Extremism 'Is No Vice'

At the 1964 Republican convention, the party showed a shift away from that liberal wing. Then-New York Gov. Nelson Rockefeller warned that the GOP was becoming too conservative. He called extremism a "danger" to the party and the nation. He was booed.

Barry Goldwater became the face of Republicanism when he accepted the Republican presidential nomination at that same convention, moving to the right and embracing extremism.

"I would remind you that extremism in the defense of liberty is no vice," Goldwater said. "And let me remind you also that moderation in the pursuit of justice is no virtue."

Extremism with regard to conservative values became something for Republicans to be proud of, Zelizer says.

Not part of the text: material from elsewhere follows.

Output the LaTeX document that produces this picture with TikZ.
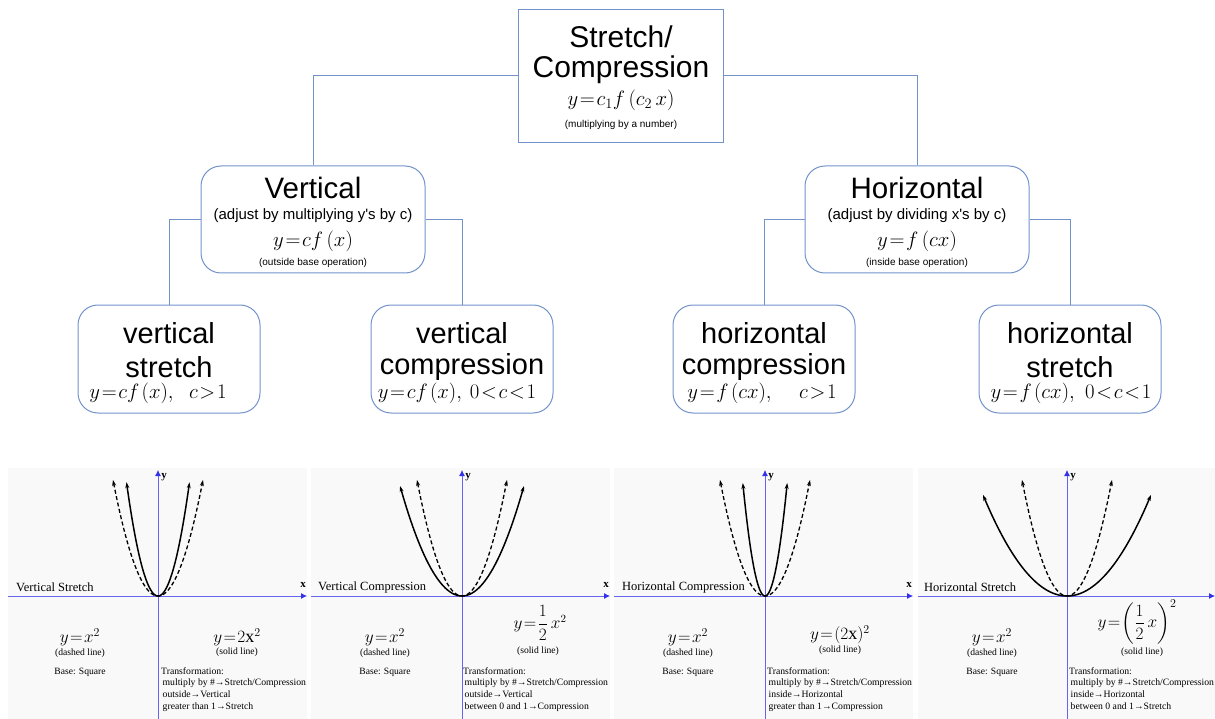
\documentclass[tikz,border=0pt]{standalone}
\usepackage{amsmath}
\usepackage{fontspec}
\setmainfont{Liberation Serif}
\newfontfamily\sansf{Liberation Sans}
\usetikzlibrary{arrows.meta}
\definecolor{boxblue}{RGB}{114,146,202}
\definecolor{axisblue}{RGB}{50,50,235}
\definecolor{panelbg}{RGB}{249,249,249}
\newcommand\tightmath{\thickmuskip=1.5mu\relax}
\tikzset{
  topbox/.style={draw=boxblue, line width=1pt, fill=white, minimum width=205pt, minimum height=133pt, inner sep=0pt},
  midbox/.style={draw=boxblue, line width=1pt, rounded corners=20pt, minimum width=224pt, minimum height=107pt, inner sep=0pt},
  leafbox/.style={draw=boxblue, line width=1pt, rounded corners=20pt, minimum width=182pt, minimum height=108pt, inner sep=0pt},
  link/.style={draw=boxblue, line width=1pt},
  bigtxt/.style={font=\sansf\fontsize{30}{34}\selectfont, inner sep=0pt},
  leaftxt/.style={font=\sansf\fontsize{29}{33}\selectfont, inner sep=0pt},
  midtxt/.style={font=\sansf\fontsize{15}{18}\selectfont, inner sep=0pt},
  smalltxt/.style={font=\sansf\fontsize{10}{12}\selectfont, inner sep=0pt},
  mathbig/.style={font=\fontsize{21}{24}\selectfont\tightmath, inner sep=0pt},
  mathleaf/.style={font=\fontsize{21}{24}\selectfont\tightmath, inner sep=0pt},
  axisline/.style={draw=axisblue!75, line width=0.8pt, -{Latex[length=6pt,width=6pt,color=axisblue]}},
  dcurve/.style={line width=1.3pt, dash pattern=on 4pt off 2.5pt, {Stealth[length=6pt,width=4pt]}-{Stealth[length=6pt,width=4pt]}},
  scurve/.style={line width=1.5pt, {Stealth[length=6pt,width=4pt]}-{Stealth[length=6pt,width=4pt]}},
  ptitle/.style={font=\fontsize{12.5}{14}\selectfont, inner sep=0pt, anchor=west},
  axlab/.style={font=\bfseries\fontsize{11}{13}\selectfont, inner sep=0pt},
  peq/.style={font=\fontsize{18}{20}\selectfont\tightmath, inner sep=0pt},
  peqsmall/.style={font=\fontsize{16}{18}\selectfont\tightmath, inner sep=0pt},
  ptext/.style={font=\fontsize{9.6}{11.7}\selectfont, inner sep=0pt},
  pblock/.style={font=\fontsize{9.7}{11.8}\selectfont, inner sep=0pt, anchor=north west, align=left}
}
\begin{document}
\begin{tikzpicture}[x=1pt, y=-1pt]
\useasboundingbox (0,0) rectangle (1215,719);

% ---------- tree ----------
\node[topbox] (top) at (620.5,76) {};
\node[bigtxt] (top1) at (621,37) {Stretch/};
\node[bigtxt] (top2) at (621,70) {Compression};
\node[mathbig] (top3) at (621,100) {$y=c_1f\,(c_2\,x)$};
\node[smalltxt] (top4) at (621,125) {(multiplying by a number)};

\node[midbox] (vert) at (313,219.5) {};
\node[bigtxt, font=\sansf\fontsize{29.5}{33}\selectfont] (vert1) at (313,188) {Vertical};
\node[midtxt] (vert2) at (313,216) {(adjust by multiplying y's by c)};
\node[mathbig] (vert3) at (313,241) {$y=cf\,(x)$};
\node[smalltxt] (vert4) at (313,263) {(outside base operation)};

\node[midbox] (horz) at (917,219.5) {};
\node[bigtxt, font=\sansf\fontsize{29.5}{33}\selectfont] (horz1) at (917,188) {Horizontal};
\node[midtxt] (horz2) at (917,216) {(adjust by dividing x's by c)};
\node[mathbig] (horz3) at (917,241) {$y=f\,(cx)$};
\node[smalltxt] (horz4) at (917,263) {(inside base operation)};

\node[leafbox] (vs) at (169,359) {};
\node[leaftxt] (vs1) at (169,333) {vertical};
\node[leaftxt] (vs2) at (169,367) {stretch};
\node[mathleaf] (vs3) at (158,393) {$y=cf\mkern2mu(x),\hspace{12pt}c>1$};

\node[leafbox] (vc) at (462,359) {};
\node[leaftxt] (vc1) at (462,333) {vertical};
\node[leaftxt] (vc2) at (462,367) {compression};
\node[mathleaf] (vc3) at (457,393) {$y=cf\mkern2mu(x),\mkern4mu0<c<1$};

\node[leafbox] (hc) at (764,359) {};
\node[leaftxt] (hc1) at (764,333) {horizontal};
\node[leaftxt] (hc2) at (764,367) {compression};
\node[mathleaf] (hc3) at (762,393) {$y=f\mkern2mu(cx),\hspace{24pt}c>1$};

\node[leafbox] (hs) at (1070,359) {};
\node[leaftxt] (hs1) at (1070,333) {horizontal};
\node[leaftxt] (hs2) at (1070,367) {stretch};
\node[mathleaf] (hs3) at (1071,393) {$y=f\mkern2mu(cx),\hspace{7pt}0<c<1$};

\draw[link] (top.west) -| (vert.north);
\draw[link] (top.east) -| (horz.north);
\draw[link] (vert.west) -| (vs.north);
\draw[link] (vert.east) -| (vc.north);
\draw[link] (horz.west) -| (hc.north);
\draw[link] (horz.east) -| (hs.north);

% ---------- panels ----------
\fill[panelbg] (8,468) rectangle (307,719);
\fill[panelbg] (311,468) rectangle (610,719);
\fill[panelbg] (614,468) rectangle (913,719);
\fill[panelbg] (918,468) rectangle (1215,719);

% panel 1
\draw[axisline] (8,596) -- (307,596);
\draw[axisline] (158,719) -- (158,470);
\begin{scope}[shift={(158,596)}, x=15pt, y=12.9pt]
  \draw[dcurve] plot[domain=-3:3, samples=61, smooth] (\x,{\x*\x});
  \draw[scurve] plot[domain=-2.1:2.1, samples=61, smooth] (\x,{2*\x*\x});
\end{scope}
\node[axlab] (p1x) at (303,585) {x};
\node[axlab] (p1y) at (164,477) {y};
\node[ptitle] (p1t) at (16,587) {Vertical Stretch};
\node[peq] (p1a) at (80,637) {$y=x^2$};
\node[ptext] (p1b) at (80,653) {(dashed line)};
\node[ptext] (p1c) at (80,672) {Base: Square};
\node[peq] (p1d) at (237,637) {$y=2\mathrm{x}^2$};
\node[ptext] (p1e) at (237,652) {(solid line)};
\node[pblock] (p1f) at (161,667) {Transformation:\\\hspace*{1.5pt}multiply by \#→Stretch/Compression\\\hspace*{1.5pt}outside→Vertical\\\hspace*{1.5pt}greater than 1→Stretch};

% panel 2
\draw[axisline] (311,596) -- (610,596);
\draw[axisline] (462,719) -- (462,470);
\begin{scope}[shift={(462,596)}, x=15pt, y=12.9pt]
  \draw[dcurve] plot[domain=-3:3, samples=61, smooth] (\x,{\x*\x});
  \draw[scurve] plot[domain=-4.13:4.13, samples=61, smooth] (\x,{0.5*\x*\x});
\end{scope}
\node[axlab] (p2x) at (606,585) {x};
\node[axlab] (p2y) at (468,477) {y};
\node[ptitle] (p2t) at (318,587) {Vertical Compression};
\node[peq] (p2a) at (385,637) {$y=x^2$};
\node[ptext] (p2b) at (385,653) {(dashed line)};
\node[ptext] (p2c) at (385,672) {Base: Square};
\node[peqsmall] (p2d) at (540,623) {$y=\dfrac{1}{2}\,x^2$};
\node[ptext] (p2e) at (538,651) {(solid line)};
\node[pblock] (p2f) at (463,667) {Transformation:\\\hspace*{1.5pt}multiply by \#→Stretch/Compression\\\hspace*{1.5pt}outside→Vertical\\\hspace*{1.5pt}between 0 and 1→Compression};

% panel 3
\draw[axisline] (614,596) -- (913,596);
\draw[axisline] (765,719) -- (765,470);
\begin{scope}[shift={(765,596)}, x=15pt, y=12.9pt]
  \draw[dcurve] plot[domain=-3:3, samples=61, smooth] (\x,{\x*\x});
  \draw[scurve] plot[domain=-1.48:1.48, samples=61, smooth] (\x,{4*\x*\x});
\end{scope}
\node[axlab] (p3x) at (909,585) {x};
\node[axlab] (p3y) at (771,477) {y};
\node[ptitle] (p3t) at (622,587) {Horizontal Compression};
\node[peq] (p3a) at (688,637) {$y=x^2$};
\node[ptext] (p3b) at (688,653) {(dashed line)};
\node[ptext] (p3c) at (688,672) {Base: Square};
\node[peq] (p3d) at (840,635) {$y=(2\mathrm{x})^2$};
\node[ptext] (p3e) at (840,650) {(solid line)};
\node[pblock] (p3f) at (767,667) {Transformation:\\\hspace*{1.5pt}multiply by \#→Stretch/Compression\\\hspace*{1.5pt}inside→Horizontal\\\hspace*{1.5pt}greater than 1→Compression};

% panel 4
\draw[axisline] (918,596) -- (1215,596);
\draw[axisline] (1067,719) -- (1067,470);
\begin{scope}[shift={(1067,596)}, x=15pt, y=12.9pt]
  \draw[dcurve] plot[domain=-3:3, samples=61, smooth] (\x,{\x*\x});
  \draw[scurve] plot[domain=-5.6:5.6, samples=61, smooth] (\x,{0.25*\x*\x});
\end{scope}
\node[axlab] (p4y) at (1073,477) {y};
\node[ptitle] (p4t) at (924,587) {Horizontal Stretch};
\node[peq] (p4a) at (992,637) {$y=x^2$};
\node[ptext] (p4b) at (992,653) {(dashed line)};
\node[ptext] (p4c) at (992,672) {Base: Square};
\node[peq] (p4d) at (1137,622) {$y=\left(\dfrac{1}{2}\,x\right)^{2}$};
\node[ptext] (p4e) at (1142,652) {(solid line)};
\node[pblock] (p4f) at (1069,667) {Transformation:\\\hspace*{1.5pt}multiply by \#→Stretch/Compression\\\hspace*{1.5pt}inside→Horizontal\\\hspace*{1.5pt}between 0 and 1→Stretch};
\end{tikzpicture}
\end{document}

Goldwater's ideas were further solidified in the '70s and '80s, Zelizer says. And in 1981, in his inaugural address, President Ronald Reagan said: "In this present crisis, government is not the solution to the problem, government is the problem."

Zelizer says Reagan wanted to upend the liberal argument that had existed since the New Deal.

"He said that the only way to really revive economic growth, to really restore faith in the country after the dismal 1970s was to do things like cutting taxes, to deregulate as much of the economy as possible," Zelizer says. "And he really had this intense animosity, rhetorically, toward what government did on the domestic front."

'A Disconnect' Emerges

Since then, the position that government is the problem has garnered many supporters. But the argument is most successful, Zelizer says, in abstract terms.

Voters may say they don't like government or bureaucracy in general, but when questioned more narrowly, they tend to like specific programs. What you ask, Zelizer says, "has a big impact on public attitudes" about government.

Daniel McCarthy, editor of The American Conservative magazine, tells Raz the "government is bad" argument has veered somewhat off course.

"It's become unhinged from a relationship with the public and it's been gained by a lot of interests — both ideological and financial," he says. "As a result, you have policies that are crafted by lobbyists and by ideologues rather than by ... sincere representatives of the public interest."

While conservatives may emphasize government as problematic in speeches, McCarthy says, they practice something different.

"I think there's a bit of a disconnect where the Republican Party is able to cash in on the fears that Americans have about big government, even though the Republican Party actually is practicing a form of big government itself," he says.

One example McCarthy points to is military funding.

"Any kind of increase to the military budget is seen as necessarily a good thing," he says, "whereas they would never say that simply adding more money to the Education Department makes for better education across the country."

Still, the party branding is going strong. Democrats continue to be tied to the identity established under former Presidents Franklin Roosevelt and Lyndon Johnson, McCarthy says.